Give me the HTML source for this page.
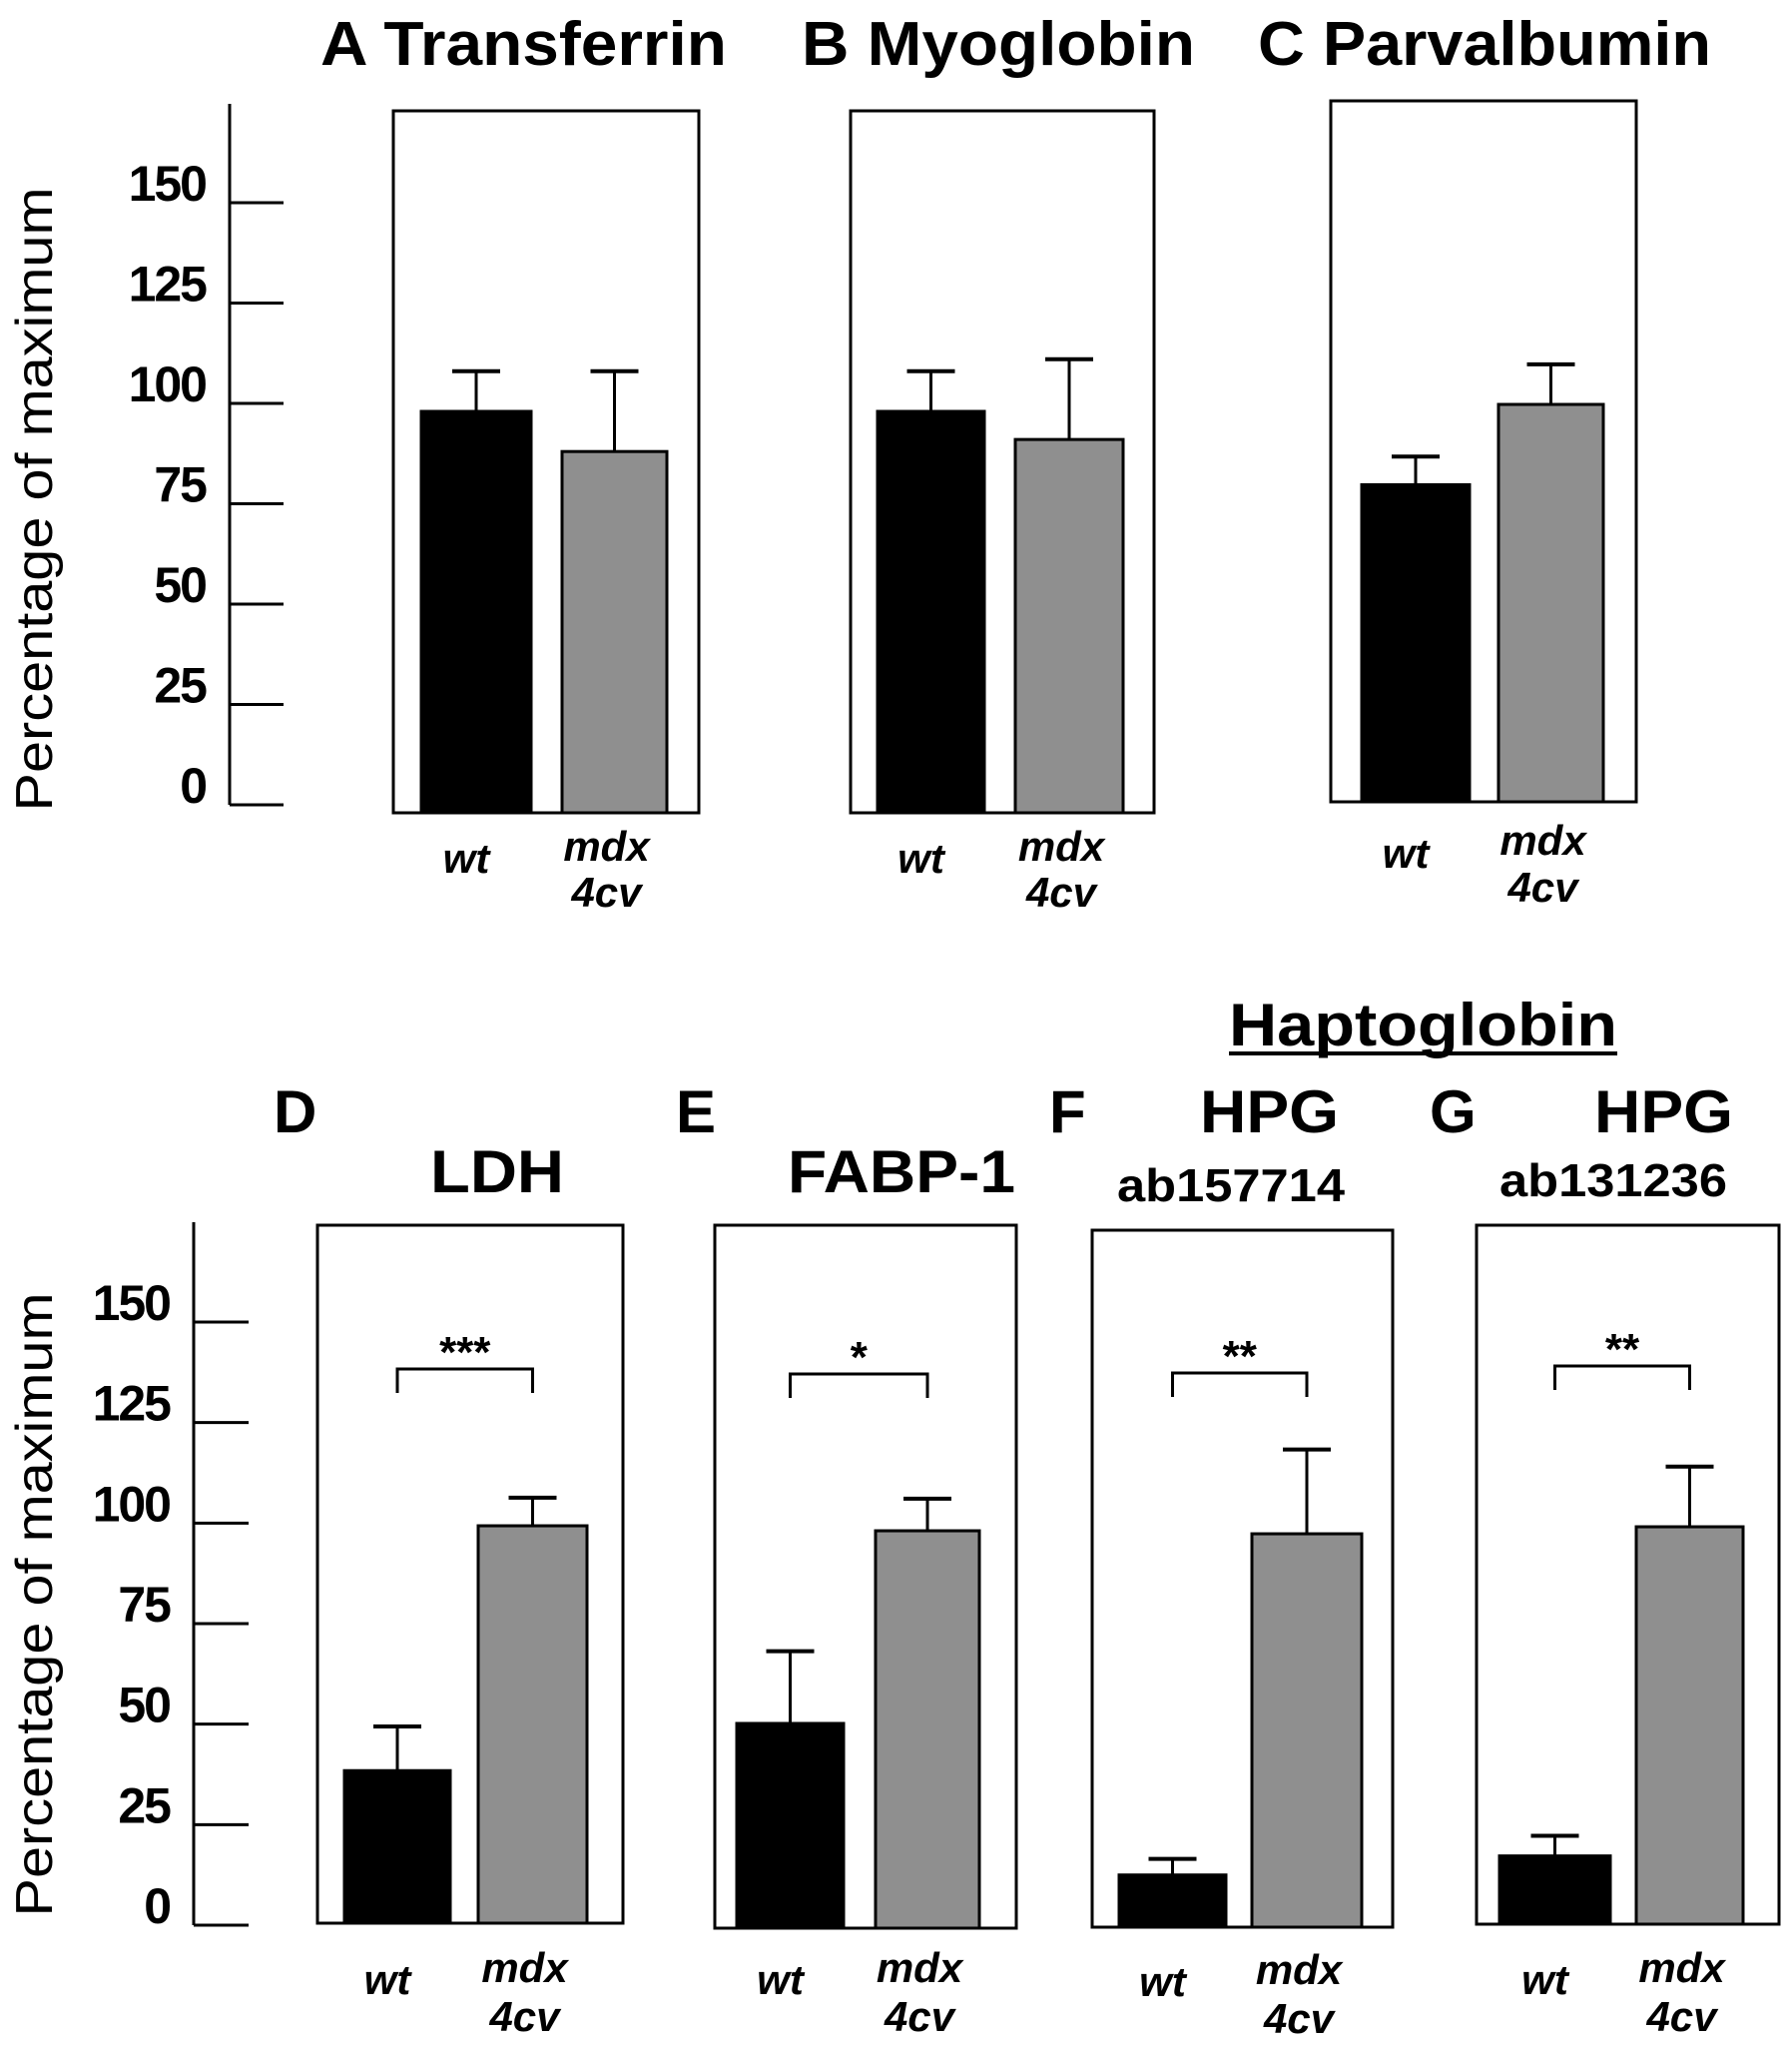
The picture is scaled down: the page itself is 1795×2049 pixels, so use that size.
<!DOCTYPE html>
<html><head><meta charset="utf-8"><style>
html,body{margin:0;padding:0;background:#fff}
svg{display:block}
text{font-family:"Liberation Sans",Arial,sans-serif;fill:#000}
</style></head><body>
<svg id="chart" width="1795" height="2049" viewBox="0 0 1795 2049" xmlns="http://www.w3.org/2000/svg"></svg>
<script>
const categories = ["wt", "mdx 4cv"];
const panelNames = ["Transferrin","Myoglobin","Parvalbumin","LDH","FABP-1","HPG ab157714","HPG ab131236"];
const wtMeans  = [100, 100, 79, 38, 51, 13, 17];
const wtErr    = [10, 10, 7, 11, 18, 4, 5];
const mdxMeans = [90, 93, 99, 99, 99, 98, 99];
const mdxErr   = [20, 20, 10, 7, 8, 21, 15];
const sigLabels = ["", "", "", "***", "*", "**", "**"];
const yTicks = [0, 25, 50, 75, 100, 125, 150];
const yTickLabels = ["0", "25", "50", "75", "100", "125", "150"];

const NS = "http://www.w3.org/2000/svg";
const svg = document.getElementById("chart");
function el(tag, attrs, parent) {
  const e = document.createElementNS(NS, tag);
  for (const k in attrs) e.setAttribute(k, attrs[k]);
  (parent || svg).appendChild(e);
  return e;
}
// layout (pixel geometry, not data)
const layout = [
  {bx:394,bw:306,top:111,bot:814,w0:422,w1:532,m0:563,m1:668,lblY:[874,862,908],br:null},
  {bx:852,bw:304,top:111,bot:814,w0:879,w1:986,m0:1017,m1:1125,lblY:[874,862,908],br:null},
  {bx:1333,bw:306,top:101,bot:803,w0:1364,w1:1472,m0:1501,m1:1606,lblY:[869,856,903],br:null},
  {bx:318,bw:306,top:1227,bot:1926,w0:345,w1:451,m0:479,m1:588,lblY:[1997,1985,2034],br:[1371,1395]},
  {bx:716,bw:302,top:1227,bot:1931,w0:738,w1:845,m0:877,m1:981,lblY:[1997,1985,2034],br:[1376,1400]},
  {bx:1094,bw:301,top:1232,bot:1930,w0:1121,w1:1228,m0:1254,m1:1364,lblY:[1999,1987,2036],br:[1375,1399]},
  {bx:1479,bw:303,top:1227,bot:1927,w0:1502,w1:1613,m0:1639,m1:1746,lblY:[1997,1985,2034],br:[1368,1392]}
];
const PX = 4.02;
function yScale(p, v) { return layout[p].bot - v * PX; }

function drawAxis(x, y0, y150, zeroY, tickEnd, lblX, titleX, titleY, name) {
  const g = el("g", {});
  
  
  el("line", {x1:x, y1:y0, x2:x, y2:zeroY, stroke:"#000","stroke-width":3}, g);
  yTicks.forEach((t, i) => {
    const y = zeroY - (zeroY - y150) * t / 150;
    const tk = el("line", {x1:x, y1:y, x2:tickEnd, y2:y, stroke:"#000","stroke-width":3}, g);
    
    
    const lb = el("text", {x:lblX, y:y - 2, "text-anchor":"end","font-size":50,"font-weight":"bold","letter-spacing":-2}, g);
    lb.textContent = yTickLabels[i];
    
    
  });
  const tt = el("text", {x:0, y:0, "text-anchor":"middle","font-size":52,
    transform:`translate(${titleX},${titleY}) rotate(-90)`, textLength:625, lengthAdjust:"spacingAndGlyphs"}, g);
  tt.textContent = "Percentage of maximum";
  
  
}
drawAxis(230, 104, 203, 806, 284, 206, 52, 500, "y-axis-top");
drawAxis(194, 1224, 1324, 1928, 249, 170, 52, 1607, "y-axis-bottom");

function txt(x, y, s, size, name, opts) {
  const a = Object.assign({x:x, y:y, "font-size":size, "font-weight":"bold"}, opts || {});
  const t = el("text", a);
  t.textContent = s;
  
  
  return t;
}
txt(321, 65, "A Transferrin", 62, "title-a", {textLength:407, lengthAdjust:"spacingAndGlyphs"});
txt(803, 65, "B Myoglobin", 62, "title-b", {textLength:394, lengthAdjust:"spacingAndGlyphs"});
txt(1260, 65, "C Parvalbumin", 62, "title-c", {textLength:454, lengthAdjust:"spacingAndGlyphs"});
txt(274, 1134, "D", 60, "title-d-letter");
txt(431, 1194, "LDH", 60, "title-d", {textLength:134, lengthAdjust:"spacingAndGlyphs"});
txt(677, 1134, "E", 60, "title-e-letter");
txt(789, 1194, "FABP-1", 60, "title-e", {textLength:228, lengthAdjust:"spacingAndGlyphs"});
txt(1231, 1047, "Haptoglobin", 60, "title-haptoglobin", {textLength:389, lengthAdjust:"spacingAndGlyphs"});
el("line", {x1:1231, y1:1055, x2:1620, y2:1055, stroke:"#000","stroke-width":4});
txt(1051, 1134, "F", 60, "title-f-letter");
txt(1202, 1134, "HPG", 60, "title-f", {textLength:139, lengthAdjust:"spacingAndGlyphs"});
txt(1119, 1203, "ab157714", 46, "subtitle-f", {textLength:228, lengthAdjust:"spacingAndGlyphs"});
txt(1432, 1134, "G", 60, "title-g-letter");
txt(1597, 1134, "HPG", 60, "title-g", {textLength:139, lengthAdjust:"spacingAndGlyphs"});
txt(1502, 1198, "ab131236", 46, "subtitle-g", {textLength:228, lengthAdjust:"spacingAndGlyphs"});

layout.forEach((L, p) => {
  const g = el("g", {});
  
  
  const box = el("rect", {x:L.bx, y:L.top, width:L.bw, height:L.bot - L.top, fill:"none", stroke:"#000","stroke-width":3}, g);
  
  
  const series = [
    {x0:L.w0, x1:L.w1, v:wtMeans[p], e:wtErr[p], fill:"#000", name:"bar-wt"},
    {x0:L.m0, x1:L.m1, v:mdxMeans[p], e:mdxErr[p], fill:"#8f8f8f", name:"bar-mdx"}
  ];
  series.forEach(s => {
    const cx = (s.x0 + s.x1) / 2;
    const yt = yScale(p, s.v), ye = yScale(p, s.v + s.e);
    const eb = el("line", {x1:cx, y1:yt, x2:cx, y2:ye, stroke:"#000","stroke-width":3}, g);
    
    
    const cap = el("line", {x1:cx - 24, y1:ye, x2:cx + 24, y2:ye, stroke:"#000","stroke-width":4}, g);
    
    
    const r = el("rect", {x:s.x0, y:yt, width:s.x1 - s.x0, height:L.bot - yt, fill:s.fill, stroke:"#000","stroke-width":3}, g);
    
    
  });
  const wc = (L.w0 + L.w1) / 2, mc = (L.m0 + L.m1) / 2;
  const l1 = el("text", {x:wc - 10, y:L.lblY[0], "text-anchor":"middle","font-size":42,"font-weight":"bold","font-style":"italic"}, g);
  l1.textContent = categories[0];
  
  
  const l2 = el("text", {x:mc - 8, y:L.lblY[1], "text-anchor":"middle","font-size":42,"font-weight":"bold","font-style":"italic"}, g);
  l2.textContent = categories[1].split(" ")[0];
  
  
  const l3 = el("text", {x:mc - 8, y:L.lblY[2], "text-anchor":"middle","font-size":42,"font-weight":"bold","font-style":"italic"}, g);
  l3.textContent = categories[1].split(" ")[1];
  
  
  if (L.br) {
    const b = el("path", {d:`M${wc},${L.br[1]} V${L.br[0]} H${mc} V${L.br[1]}`, fill:"none", stroke:"#000","stroke-width":3}, g);
    
    
    const st = el("text", {x:(wc + mc) / 2, y:L.br[0] - 2, "text-anchor":"middle","font-size":44,"font-weight":"bold"}, g);
    st.textContent = sigLabels[p];
    
    
  }
});
</script>
</body></html>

## Goal of the exercise
Output the data exactly. Pictures don't belong in the result.

## Response
Give me the HTML source for this page.
The picture is scaled down: the page itself is 1795×2049 pixels, so use that size.
<!DOCTYPE html>
<html><head><meta charset="utf-8"><style>
html,body{margin:0;padding:0;background:#fff}
svg{display:block}
text{font-family:"Liberation Sans",Arial,sans-serif;fill:#000}
</style></head><body>
<svg id="chart" width="1795" height="2049" viewBox="0 0 1795 2049" xmlns="http://www.w3.org/2000/svg"></svg>
<script>
const categories = ["wt", "mdx 4cv"];
const panelNames = ["Transferrin","Myoglobin","Parvalbumin","LDH","FABP-1","HPG ab157714","HPG ab131236"];
const wtMeans  = [100, 100, 79, 38, 51, 13, 17];
const wtErr    = [10, 10, 7, 11, 18, 4, 5];
const mdxMeans = [90, 93, 99, 99, 99, 98, 99];
const mdxErr   = [20, 20, 10, 7, 8, 21, 15];
const sigLabels = ["", "", "", "***", "*", "**", "**"];
const yTicks = [0, 25, 50, 75, 100, 125, 150];
const yTickLabels = ["0", "25", "50", "75", "100", "125", "150"];

const NS = "http://www.w3.org/2000/svg";
const svg = document.getElementById("chart");
function el(tag, attrs, parent) {
  const e = document.createElementNS(NS, tag);
  for (const k in attrs) e.setAttribute(k, attrs[k]);
  (parent || svg).appendChild(e);
  return e;
}
// layout (pixel geometry, not data)
const layout = [
  {bx:394,bw:306,top:111,bot:814,w0:422,w1:532,m0:563,m1:668,lblY:[874,862,908],br:null},
  {bx:852,bw:304,top:111,bot:814,w0:879,w1:986,m0:1017,m1:1125,lblY:[874,862,908],br:null},
  {bx:1333,bw:306,top:101,bot:803,w0:1364,w1:1472,m0:1501,m1:1606,lblY:[869,856,903],br:null},
  {bx:318,bw:306,top:1227,bot:1926,w0:345,w1:451,m0:479,m1:588,lblY:[1997,1985,2034],br:[1371,1395]},
  {bx:716,bw:302,top:1227,bot:1931,w0:738,w1:845,m0:877,m1:981,lblY:[1997,1985,2034],br:[1376,1400]},
  {bx:1094,bw:301,top:1232,bot:1930,w0:1121,w1:1228,m0:1254,m1:1364,lblY:[1999,1987,2036],br:[1375,1399]},
  {bx:1479,bw:303,top:1227,bot:1927,w0:1502,w1:1613,m0:1639,m1:1746,lblY:[1997,1985,2034],br:[1368,1392]}
];
const PX = 4.02;
function yScale(p, v) { return layout[p].bot - v * PX; }

function drawAxis(x, y0, y150, zeroY, tickEnd, lblX, titleX, titleY, name) {
  const g = el("g", {});
  
  
  el("line", {x1:x, y1:y0, x2:x, y2:zeroY, stroke:"#000","stroke-width":3}, g);
  yTicks.forEach((t, i) => {
    const y = zeroY - (zeroY - y150) * t / 150;
    const tk = el("line", {x1:x, y1:y, x2:tickEnd, y2:y, stroke:"#000","stroke-width":3}, g);
    
    
    const lb = el("text", {x:lblX, y:y - 2, "text-anchor":"end","font-size":50,"font-weight":"bold","letter-spacing":-2}, g);
    lb.textContent = yTickLabels[i];
    
    
  });
  const tt = el("text", {x:0, y:0, "text-anchor":"middle","font-size":52,
    transform:`translate(${titleX},${titleY}) rotate(-90)`, textLength:625, lengthAdjust:"spacingAndGlyphs"}, g);
  tt.textContent = "Percentage of maximum";
  
  
}
drawAxis(230, 104, 203, 806, 284, 206, 52, 500, "y-axis-top");
drawAxis(194, 1224, 1324, 1928, 249, 170, 52, 1607, "y-axis-bottom");

function txt(x, y, s, size, name, opts) {
  const a = Object.assign({x:x, y:y, "font-size":size, "font-weight":"bold"}, opts || {});
  const t = el("text", a);
  t.textContent = s;
  
  
  return t;
}
txt(321, 65, "A Transferrin", 62, "title-a", {textLength:407, lengthAdjust:"spacingAndGlyphs"});
txt(803, 65, "B Myoglobin", 62, "title-b", {textLength:394, lengthAdjust:"spacingAndGlyphs"});
txt(1260, 65, "C Parvalbumin", 62, "title-c", {textLength:454, lengthAdjust:"spacingAndGlyphs"});
txt(274, 1134, "D", 60, "title-d-letter");
txt(431, 1194, "LDH", 60, "title-d", {textLength:134, lengthAdjust:"spacingAndGlyphs"});
txt(677, 1134, "E", 60, "title-e-letter");
txt(789, 1194, "FABP-1", 60, "title-e", {textLength:228, lengthAdjust:"spacingAndGlyphs"});
txt(1231, 1047, "Haptoglobin", 60, "title-haptoglobin", {textLength:389, lengthAdjust:"spacingAndGlyphs"});
el("line", {x1:1231, y1:1055, x2:1620, y2:1055, stroke:"#000","stroke-width":4});
txt(1051, 1134, "F", 60, "title-f-letter");
txt(1202, 1134, "HPG", 60, "title-f", {textLength:139, lengthAdjust:"spacingAndGlyphs"});
txt(1119, 1203, "ab157714", 46, "subtitle-f", {textLength:228, lengthAdjust:"spacingAndGlyphs"});
txt(1432, 1134, "G", 60, "title-g-letter");
txt(1597, 1134, "HPG", 60, "title-g", {textLength:139, lengthAdjust:"spacingAndGlyphs"});
txt(1502, 1198, "ab131236", 46, "subtitle-g", {textLength:228, lengthAdjust:"spacingAndGlyphs"});

layout.forEach((L, p) => {
  const g = el("g", {});
  
  
  const box = el("rect", {x:L.bx, y:L.top, width:L.bw, height:L.bot - L.top, fill:"none", stroke:"#000","stroke-width":3}, g);
  
  
  const series = [
    {x0:L.w0, x1:L.w1, v:wtMeans[p], e:wtErr[p], fill:"#000", name:"bar-wt"},
    {x0:L.m0, x1:L.m1, v:mdxMeans[p], e:mdxErr[p], fill:"#8f8f8f", name:"bar-mdx"}
  ];
  series.forEach(s => {
    const cx = (s.x0 + s.x1) / 2;
    const yt = yScale(p, s.v), ye = yScale(p, s.v + s.e);
    const eb = el("line", {x1:cx, y1:yt, x2:cx, y2:ye, stroke:"#000","stroke-width":3}, g);
    
    
    const cap = el("line", {x1:cx - 24, y1:ye, x2:cx + 24, y2:ye, stroke:"#000","stroke-width":4}, g);
    
    
    const r = el("rect", {x:s.x0, y:yt, width:s.x1 - s.x0, height:L.bot - yt, fill:s.fill, stroke:"#000","stroke-width":3}, g);
    
    
  });
  const wc = (L.w0 + L.w1) / 2, mc = (L.m0 + L.m1) / 2;
  const l1 = el("text", {x:wc - 10, y:L.lblY[0], "text-anchor":"middle","font-size":42,"font-weight":"bold","font-style":"italic"}, g);
  l1.textContent = categories[0];
  
  
  const l2 = el("text", {x:mc - 8, y:L.lblY[1], "text-anchor":"middle","font-size":42,"font-weight":"bold","font-style":"italic"}, g);
  l2.textContent = categories[1].split(" ")[0];
  
  
  const l3 = el("text", {x:mc - 8, y:L.lblY[2], "text-anchor":"middle","font-size":42,"font-weight":"bold","font-style":"italic"}, g);
  l3.textContent = categories[1].split(" ")[1];
  
  
  if (L.br) {
    const b = el("path", {d:`M${wc},${L.br[1]} V${L.br[0]} H${mc} V${L.br[1]}`, fill:"none", stroke:"#000","stroke-width":3}, g);
    
    
    const st = el("text", {x:(wc + mc) / 2, y:L.br[0] - 2, "text-anchor":"middle","font-size":44,"font-weight":"bold"}, g);
    st.textContent = sigLabels[p];
    
    
  }
});
</script>
</body></html>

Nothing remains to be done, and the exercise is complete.